Copy each line of the records that contains the word "page".
-- START OF DATA RECORDS --
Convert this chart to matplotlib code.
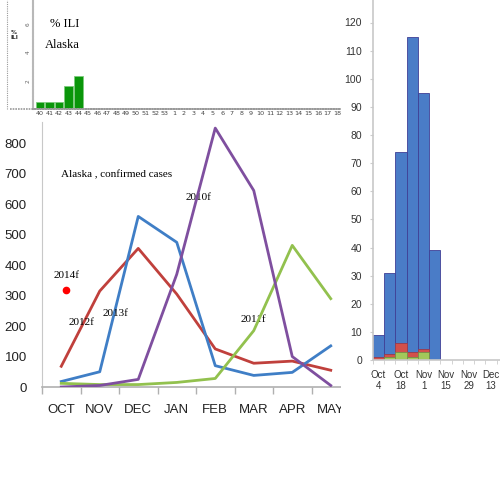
import matplotlib
matplotlib.use("Agg")
import matplotlib.pyplot as plt
import numpy as np
from matplotlib.patches import Rectangle
from matplotlib.lines import Line2D

# ---------------- data ----------------
months = ["OCT", "NOV", "DEC", "JAN", "FEB", "MAR", "APR", "MAY"]
s2010 = [0, 5, 25, 370, 850, 645, 100, 5]
s2011 = [12, 8, 8, 15, 28, 185, 465, 290]
s2012 = [68, 315, 455, 305, 125, 78, 85, 55]
s2013 = [18, 50, 560, 475, 70, 38, 48, 135]
s2014_oct = [320]

ili_weeks = [str(w) for w in list(range(40, 54)) + list(range(1, 19))]
ili_values = [0.5, 0.5, 0.5, 1.6, 2.3]

hist_weeks = ["Oct 4", "Oct 11", "Oct 18", "Oct 25", "Nov 1", "Nov 8",
              "Nov 15", "Nov 22", "Nov 29", "Dec 6", "Dec 13", "Dec 20"]
hist_total = [9, 31, 74, 115, 95, 39, 0, 0, 0, 0, 0, 0]
hist_green = [0, 1, 3, 1, 3, 0, 0, 0, 0, 0, 0, 0]
hist_red = [1, 1, 3, 2, 1, 0, 0, 0, 0, 0, 0, 0]
hist_tick_labels = ["Oct\n4", "Oct\n18", "Nov\n1", "Nov\n15", "Nov\n29", "Dec\n13"]

C_PURPLE = "#7F4F9F"
C_GREEN = "#92C14E"
C_RED = "#C0403C"
C_BLUE = "#3F7EC6"
GRAY = "#B0B0B0"

fig = plt.figure(figsize=(5, 5), dpi=100)
fig.patch.set_facecolor("white")

# ---------------- main line chart ----------------
ax = fig.add_axes([0.084, 0.226, 0.616, 0.53])
x = np.arange(len(months))
ax.plot(x, s2012, color=C_RED, lw=2.0, zorder=3)
ax.plot(x, s2013, color=C_BLUE, lw=2.0, zorder=3)
ax.plot(x, s2011, color=C_GREEN, lw=2.0, zorder=4)
ax.plot(x, s2010, color=C_PURPLE, lw=2.0, zorder=5)
ax.plot([0.12], s2014_oct, "o", color="#FF0000", ms=4.5, zorder=6)

ax.set_xlim(-0.5, 7.5)
ax.set_ylim(0, 870)
ax.set_yticks(range(0, 801, 100))
ax.set_xticks(x)
ax.set_xticklabels(months)
ax.set_xticks(np.arange(-0.5, 7.6, 1), minor=True)
ax.tick_params(axis="x", which="major", length=0, pad=12, labelsize=9.5, colors="#222222")
ax.tick_params(axis="x", which="minor", length=5, color=GRAY, width=1)
ax.tick_params(axis="y", length=0, pad=11, labelsize=9.5, colors="#222222")
for lab in ax.get_xticklabels() + ax.get_yticklabels():
    lab.set_fontfamily("Liberation Sans")
for sp in ["top", "right"]:
    ax.spines[sp].set_visible(False)
ax.spines["left"].set_color("#C8C8C8")
ax.spines["left"].set_linestyle((0, (1, 1)))
ax.spines["bottom"].set_color(GRAY)
ax.spines["bottom"].set_linewidth(1.2)

serif = dict(family="Liberation Serif", fontsize=8, color="black")
ax.text(0.0, 698, "Alaska , confirmed cases", ha="left", va="center", **serif)
ax.text(3.56, 623, "2010f", ha="center", va="center", **serif)
ax.text(0.13, 367, "2014f", ha="center", va="center", **serif)
ax.text(0.52, 213, "2012f", ha="center", va="center", **serif)
ax.text(1.4, 240, "2013f", ha="center", va="center", **serif)
ax.text(5.0, 223, "2011f", ha="center", va="center", **serif)

# ---------------- top ILI inset ----------------
ai = fig.add_axes([0.066, 0.782, 0.614, 0.218])
xi = np.arange(len(ili_weeks))
ai.bar(xi[:len(ili_values)], ili_values, width=0.9, color="#0A960A",
       edgecolor="#7CCB7C", linewidth=0.6)
ai.set_xlim(-0.73, 31.3)
ai.set_ylim(0, 7.7)
ai.set_xticks(xi)
ai.set_xticklabels(ili_weeks, fontsize=4.6, color="#444444")
ai.set_yticks([2, 4, 6])
ai.set_yticklabels(["2", "4", "6"], fontsize=4.2, rotation=90, color="#666666", va="center")
ai.tick_params(axis="both", length=0, pad=1.5)
for sp in ["top", "right"]:
    ai.spines[sp].set_visible(False)
ai.spines["left"].set_color("#B8B8B8")
ai.spines["left"].set_linewidth(1.5)
ai.spines["left"].set_linestyle((0, (1, 0.6)))
ai.spines["bottom"].set_color("#999999")
ai.spines["bottom"].set_linewidth(1.2)
ai.spines["bottom"].set_linestyle((0, (1, 0.6)))
ai.patch.set_alpha(0)
ai.text(1.0, 6.0, "% ILI", family="Liberation Serif", fontsize=9, ha="left", va="center")
ai.text(0.5, 4.5, "Alaska", family="Liberation Serif", fontsize=9, ha="left", va="center")
fig.text(0.028, 0.93, "%\nILI", fontsize=4.2, fontweight="bold", ha="center", va="center",
         linespacing=1.2, color="#333333")
fig.add_artist(Line2D([0.014, 0.014], [0.782, 1.0], color="#999999", lw=0.8,
                      linestyle=(0, (1, 1))))
fig.add_artist(Line2D([0.02, 0.066], [0.782, 0.782], color="#999999", lw=1.2,
                      linestyle=(0, (1, 0.6))))

# ---------------- right histogram ----------------
ah = fig.add_axes([0.746, 0.28, 0.254, 0.72])
xh = np.arange(len(hist_weeks))
g = np.array(hist_green)
r = np.array(hist_red)
b = np.array(hist_total) - g - r
ah.bar(xh, b, bottom=g + r, width=1.0, color="#4A7CC7", edgecolor="#3F3F96", linewidth=0.6)
ah.bar(xh, r, bottom=g, width=1.0, color="#D2504B", edgecolor="#9A3A48", linewidth=0.5)
ah.bar(xh, g, width=1.0, color="#A2C85A", edgecolor="#6E8A40", linewidth=0.5)
ah.set_xlim(-0.5, 10.79)
ah.set_ylim(0, 128)
ah.set_yticks(range(0, 121, 10))
ah.set_xticks(xh[::2])
ah.set_xticklabels(hist_tick_labels)
ah.set_xticks(np.arange(-0.5, 11, 1), minor=True)
ah.tick_params(axis="y", length=2, color="#CCCCCC", pad=6, labelsize=7.5, labelcolor="#333333")
ah.tick_params(axis="x", which="major", length=0, pad=7, labelsize=7, labelcolor="#333333")
ah.tick_params(axis="x", which="minor", length=3, color="#CCCCCC")
for lab in ah.get_xticklabels() + ah.get_yticklabels():
    lab.set_fontfamily("Liberation Sans")
for sp in ["top", "right"]:
    ah.spines[sp].set_visible(False)
ah.spines["left"].set_color("#C8C8C8")
ah.spines["left"].set_linewidth(1.2)
ah.spines["bottom"].set_color("#C8C8C8")
ah.spines["bottom"].set_linewidth(1.2)

# crop main chart at right edge like the reference composite
fig.add_artist(Rectangle((0.681, 0.15), 0.062, 0.1, transform=fig.transFigure,
                         facecolor="white", edgecolor="none", zorder=10))

fig.savefig("out.png", dpi=100, facecolor="white")
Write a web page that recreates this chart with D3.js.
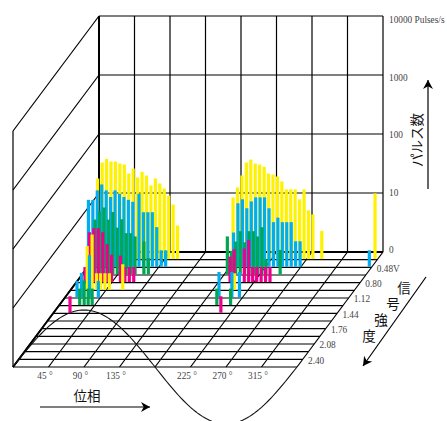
<!DOCTYPE html>
<html><head><meta charset="utf-8">
<style>html,body{margin:0;padding:0;background:#fff;overflow:hidden}svg{display:block}</style>
<script src="https://cdn.jsdelivr.net/npm/d3@7/dist/d3.min.js"></script></head>
<body><svg id="c" width="447" height="421"></svg>
<script>
const signalTicks=[0.48,0.80,1.12,1.44,1.76,2.08,2.40];
const pulseTicks=[1,10,100,1000,10000];
const pulseLabels=["0","10","100","1000","10000 Pulses/s"];
const phaseTicks=[45,90,135,225,270,315];
const rowSignal=[0.16,0.32,0.48,0.64,0.80,0.96,1.12,1.28];
const rowColor=["#fff200","#00aeef","#00a651","#ec008c","#fff200","#00aeef","#00a651","#ec008c"];
const bins1=[1,2,3,4,5,6,7,8,9,10,11,12,13,14,15,16,17,18,19,31.5,32.5,33.5,34.5,35.5,36.5,37.5,38.5,39.5,40.5,41.5,42.5,43.5,44.5,45.5,46.5,47.5,48.5,49.5,51.5,63.5];
const pulses1=[23.2,43.2,49.9,45,45,41.6,40,28.2,34.3,24.2,30.1,26.1,17.7,23.2,19.1,15.7,11.9,8.4,3.7,11.1,16.4,26.1,43.2,48.6,41.6,40,36.6,28.2,27.1,25.1,20.7,15.2,15.2,15.2,10.3,15.2,6.7,5.7,3,13];
const bins2=[0.2,1.2,2.2,3.2,4.2,5.2,6.2,7.2,8.2,9.2,10.2,11.6,12.6,13.6,14.6,15.6,16.6,17.6,32.9,33.9,34.9,35.9,36.9,37.9,38.9,39.9,40.9,41.9,42.9,43.9,44.9,45.9,46.9,47.9,63.5];
const pulses2=[13.6,13.6,19.7,24.8,19.7,15.2,19.7,17.2,15.2,13.6,12.6,17.2,8.4,8.4,8.4,4.7,1.9,1.9,3.8,11.9,13.9,9.8,12.8,15,15,15,9.8,5.7,6.8,5.7,5.7,5.7,2.7,2.7,1.9];
const bins3=[3,4,5,6,7,8,9,10,11,12,14,15,32.8,33.7,34.7,35.7,36.7,37.7,38.7,39.6,40.6,41.5,44.7];
const pulses3=[8.5,11.7,13.6,8.5,11.4,6.2,8.6,5,5,4.4,3.6,1.9,4.4,2.5,3.6,5.4,3.5,5.4,5.4,4.4,6.3,1.8,2.6];
const bins4=[2,3,4,5,6,7,8,10,11,12,13,34.7,35.6,37.9,38.9,39.8,40.7,41.7,42.7,43.7];
const pulses4=[1.8,7,8.2,8.2,7,4.4,2.9,2.8,1.8,1.8,1.8,2.7,3.6,3.7,5.2,1.8,1.8,1.8,1.8,1.8];
const bins5=[3.8,4.9,5.9,6.8,7.8,8.8,11.8,37];
const pulses5=[5.5,8.6,1.9,1.9,1.9,1.9,2.7,1.9];
const bins6=[2.8,3.8,5.6,7.6,34.8,37.7,39.4];
const pulses6=[1.9,2.6,5.2,1.9,2.7,2.7,2.7];
const bins7=[4.7,5.7,6.6,7.5,35.6,38.7];
const pulses7=[1.9,2.6,1.9,1.9,1.9,1.9];
const bins8=[3.8,37.8];
const pulses8=[1.9,1.9];
const rowBins=[bins1,bins2,bins3,bins4,bins5,bins6,bins7,bins8];
const rowPulses=[pulses1,pulses2,pulses3,pulses4,pulses5,pulses6,pulses7,pulses8];

const svg=d3.select("#c");
const backX=99,backY=252,frontX=13,frontY=367,wallW=284;
const phase=d3.scaleLinear().domain([0,360]).range([0,wallW]);
const binPhase=d3.scaleLinear().domain([0,64]).range([0,360]);
const depthY=d3.scaleLinear().domain([0,2.4]).range([backY,frontY]);
const depthX=d3.scaleLinear().domain([0,2.4]).range([backX,frontX]);
const rise=d3.scaleLog().domain([1,10000]).range([0,236]);
const line=(g,x1,y1,x2,y2,w)=>g.append("line").attr("x1",x1).attr("y1",y1).attr("x2",x2).attr("y2",y2).attr("stroke","#000").attr("stroke-width",w||1);

const grid=svg.append("g");
pulseTicks.forEach((p,i)=>{
  const y=backY-rise(p);
  line(grid,backX,y,backX+wallW,y,i==0?2:1.2);
  line(grid,frontX,frontY-rise(p),backX,y,i==0?1.7:1.2);
});
d3.range(0,361,45).forEach((d,i)=>{
  line(grid,backX+phase(d),backY-rise(10000),backX+phase(d),backY,i==0?2:1.2);
  line(grid,backX+phase(d),backY,frontX+phase(d),frontY,i==0?1.7:1.2);
});
line(grid,frontX,frontY-rise(10000),frontX,frontY,1.2);
d3.range(0,2.401,0.16).forEach(s=>{
  line(grid,depthX(s),depthY(s),depthX(s)+wallW,depthY(s),1.2);
});
const sineX=d3.scaleLinear().domain([0,360]).range([frontX,frontX+phase(360)]);
const sineY=d3.scaleLinear().domain([-1,1]).range([frontY+57,frontY-57]);
svg.append("path").attr("fill","none").attr("stroke","#111").attr("stroke-width",1.1)
  .attr("d",d3.line().x(d=>sineX(d)).y(d=>sineY(Math.sin(d*Math.PI/180)))(d3.range(0,361,3)));
rowSignal.forEach((s,r)=>{
  svg.append("g").selectAll("rect").data(rowBins[r].map((b,i)=>({b,p:rowPulses[r][i]}))).join("rect")
    .attr("x",d=>depthX(s)+phase(binPhase(d.b))-1.6)
    .attr("width",3.2)
    .attr("y",d=>depthY(s)-rise(d.p)-0.6)
    .attr("height",d=>rise(d.p))
    .attr("fill",rowColor[r]);
});
const serif='"Liberation Serif",serif', cjk='"Noto Sans CJK JP",sans-serif';
const labelY=d3.scaleLog().domain([1,10000]).range([250,20]);
const wallAxis=d3.axisRight(labelY).tickValues(pulseTicks).tickSize(0).tickPadding(0).tickFormat((d,i)=>pulseLabels[i]);
const ax=svg.append("g").attr("transform","translate(389,0)").call(wallAxis);
ax.select(".domain").remove();
ax.selectAll("text").attr("font-family",serif).attr("font-size",9.3).attr("fill","#444").attr("dy","0.32em");
const txt=(x,y,t,o={})=>svg.append("text").attr("x",x).attr("y",y).text(t).attr("font-family",o.f||serif).attr("font-size",o.s||9.3).attr("fill",o.c||"#444").attr("text-anchor",o.a||"middle").attr("dominant-baseline","middle");
phaseTicks.forEach(d=>txt(frontX+phase(d)-3.5,377,d+" °"));
signalTicks.forEach((s,i)=>txt(depthX(s)+wallW+11,depthY(s)-5.5,s.toFixed(2)+(i==0?"V":""),{a:"start"}));
txt(87,397,"位相",{f:cjk,s:13.5,c:"#111"});
[["信",404,289],["号",393,305],["強",381,321],["度",369,337]].forEach(d=>txt(d[1],d[2],d[0],{f:cjk,s:13.5,c:"#111"}));
svg.append("text").attr("transform","translate(418,140) rotate(-90)").attr("text-anchor","middle").attr("dominant-baseline","middle").attr("font-family",cjk).attr("font-size",13.5).attr("fill","#111").text("パルス数");
const arrow=(x1,y1,x2,y2)=>{
  line(svg,x1,y1,x2,y2,1.2);
  const a=Math.atan2(y2-y1,x2-x1),L=9,W=5;
  const bx=x2-L*Math.cos(a),by=y2-L*Math.sin(a);
  svg.append("path").attr("fill","#000").attr("d",`M${x2},${y2}L${bx-W*Math.sin(a)},${by+W*Math.cos(a)}L${bx+0.3*L*Math.cos(a)},${by+0.3*L*Math.sin(a)}L${bx+W*Math.sin(a)},${by-W*Math.cos(a)}Z`);
};
arrow(40,407,150,407);
arrow(428,189,428,80);
arrow(426,277,363,366);
</script></body></html>
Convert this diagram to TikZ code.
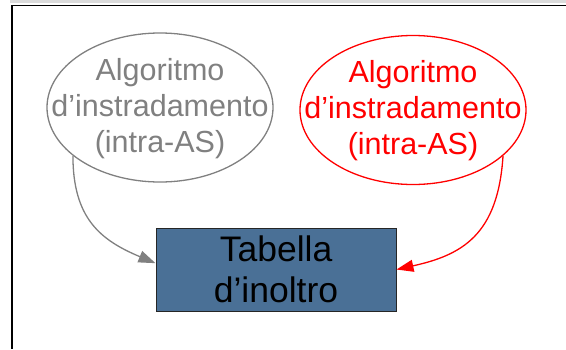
\documentclass[tikz,border=0pt]{standalone}
\usepackage{fontspec}
\setmainfont{Liberation Sans}
\usetikzlibrary{shapes,arrows.meta}
\definecolor{algogray}{RGB}{128,128,128}
\definecolor{tabblue}{RGB}{74,112,150}

\begin{document}
\begin{tikzpicture}[x=1pt,y=-1pt]
\tikzstyle{algo}=[ellipse,draw,line width=1.3pt,minimum width=226pt,minimum height=149pt,inner sep=0]
\tikzstyle{algotext}=[align=center,inner sep=0,font=\fontsize{30.5}{36}\selectfont]
\tikzstyle{feed}=[line width=1.3pt,-{Triangle[length=17pt,width=12pt]}]
\useasboundingbox (0,0) rectangle (566,349);
% page frame
\fill[black!14] (10,0) rectangle (566,3);
\draw[line width=1.6pt] (566,5.5) -- (12,5.5) -- (12,349);
% the two routing algorithms
\node[algo,algogray] (algo1) at (160,107.5) {};
\node[algotext,algogray] (algo1text) at ([yshift=-1pt]algo1.center) {Algoritmo\\d’instradamento\\(intra-AS)};
\node[algo,red] (algo2) at (413,110) {};
\node[algotext,red] (algo2text) at ([yshift=-1pt]algo2.center) {Algoritmo\\d’instradamento\\(intra-AS)};
% forwarding table
\node[draw=black!85,line width=1pt,fill=tabblue,minimum width=240pt,minimum height=83pt,align=center,
  font=\fontsize{35.5}{41}\selectfont,inner sep=0] (tab) at (276,269.5) {Tabella\\d’inoltro};
\draw[feed,algogray] (algo1.209) .. controls (73,218) and (100,240) .. (tab.177);
\draw[feed,red] (algo2.333) .. controls (498,235) and (462,255) .. (tab.east);
\end{tikzpicture}
\end{document}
-- END OF DATA RECORDS --
__THE COMPLETED TASK__
Write a web page that recreates this chart with D3.js.
% page frame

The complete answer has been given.